Any intellectually honest libertarian criticism of the war on terror must call for revoking the president's Constitutionally granted war powers, not pretend they haven't been invoked or are limited by Congress.
Obama's failure of leadership on trade policy is allowing the US to
slip toward protectionism.
Cato breaks down the numbers on
not very high speed rail, and we don't want to pay $1,000 per taxpayer for somebody else to ride 58 miles.
"Not only will you pay $1,000 for someone else to ride the train, that someone probably earns more than you."
And these trains are bad for the environment:
"The Department of Energy says that, in intercity travel, automobiles are as energy-efficient as Amtrak, and that boosting Amtrak trains to higher speeds will make them less energy-efficient and more polluting than driving."
Like everything else government does, this isn't about transportation or the environment. It's about power. It's about taking money from us by force for aristocrats to buy votes.
I never understood how the White House could claim its
visitor logs were private. That house is the people's house.
Obama staffer accuses the CBO of
overestimating costs and underestimating savings. Yeah. Show me one instance where the CBO overestimated the cost of a government program.
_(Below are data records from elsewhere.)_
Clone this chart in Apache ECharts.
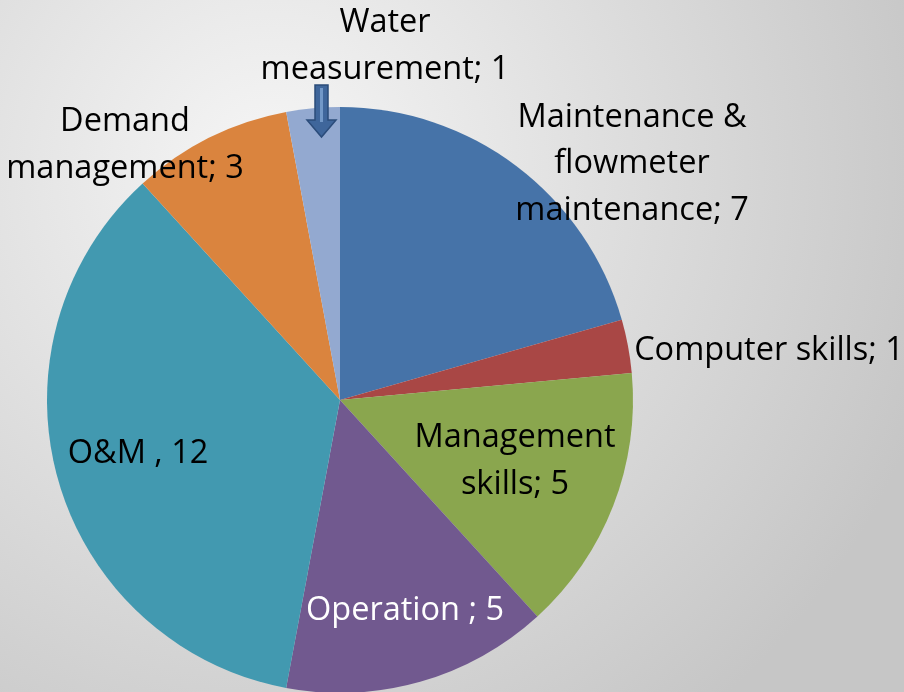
<!DOCTYPE html>
<html>
<head>
<meta charset="utf-8">
<script src="https://cdn.jsdelivr.net/npm/echarts@6/dist/echarts.min.js"></script>
<style>
  html, body { margin: 0; padding: 0; }
  #main { width: 904px; height: 692px; }
</style>
</head>
<body>
<div id="main"></div>
<script>
var categories = [
  'Maintenance &\nflowmeter\nmaintenance; 7',
  'Computer skills; 1',
  'Management\nskills; 5',
  'Operation ; 5',
  'O&M , 12',
  'Demand\nmanagement; 3',
  'Water\nmeasurement; 1'
];
var values = [7, 1, 5, 5, 12, 3, 1];
var colors = ['#4673a8', '#a94745', '#8aa64e', '#71598f', '#4299b0', '#da843e', '#93a9d0'];
var labelColors = ['#000', '#000', '#000', '#fff', '#000', '#000', '#000'];
// label centres in the picture
var labelPos = [[632, 164], [769, 351], [515, 461], [405, 611], [138, 454], [125, 145], [385, 46]];

var chart = echarts.init(document.getElementById('main'));

var data = categories.map(function (name, i) {
  return {
    name: name,
    value: values[i],
    itemStyle: { color: colors[i] },
    label: { color: labelColors[i] }
  };
});

var option = {
  backgroundColor: {
    type: 'radial', x: 0.3, y: 0.25, r: 1,
    colorStops: [
      { offset: 0, color: '#f6f6f6' },
      { offset: 1, color: '#c6c6c6' }
    ]
  },
  animation: false,
  series: [
    {
      type: 'pie',
      center: [340, 400],
      radius: 293,
      startAngle: 90,
      data: data,
      label: {
        show: true,
        position: 'inside',
        formatter: '{b}',
        fontFamily: 'Open Sans',
        fontSize: 32.5,
        lineHeight: 46.5,
        align: 'center'
      },
      labelLine: { show: false },
      labelLayout: function (params) {
        var p = labelPos[params.dataIndex];
        return { x: p[0], y: p[1], align: 'center', verticalAlign: 'middle' };
      }
    }
  ],
  graphic: [
    {
      type: 'polygon',
      zlevel: 1,
      z: 100,
      shape: { points: [[315, 85], [328, 85], [328, 120], [336, 120], [321.5, 137], [307, 120], [315, 120]] },
      style: { fill: '#3f669b', stroke: '#2b4c7a', lineWidth: 1.5 }
    },
    {
      type: 'rect',
      zlevel: 1,
      z: 101,
      shape: { x: 320, y: 88, width: 3, height: 34 },
      style: { fill: '#7298c8' }
    }
  ]
};

chart.setOption(option);
</script>
</body>
</html>
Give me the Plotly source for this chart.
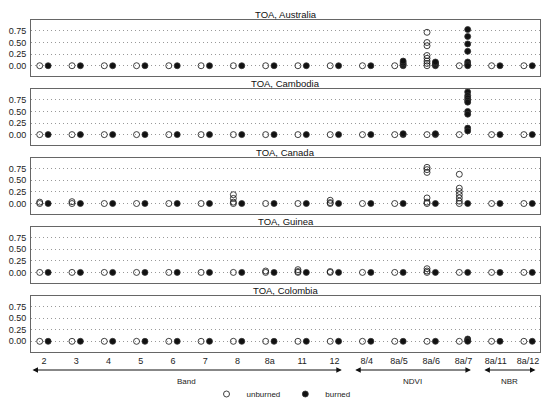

Taxing gold-plated health insurance plans. What a lovely idea. If you make enough money to buy something nice, something special, you get to pay a nice, special tax. That'll make people want to work extra hard to get rich. This is robbery. These crooks are so shameless, they actually publicize their theft.
So now taxpayers are
paying for the pension plans for the UAW's Delphi workers.
Obama
eases lobbyist restrictions. This is another distraction anyway. The lobbyists are not our problem. The aristocrats are our problem. The aristocrats are selling our money and our power to the highest bidders. Naturally, when money and power is for sale, buyers will appear to buy it. When we take back our money and power from the aristocrats, they will no longer have it to sell, and the lobbyists will go away.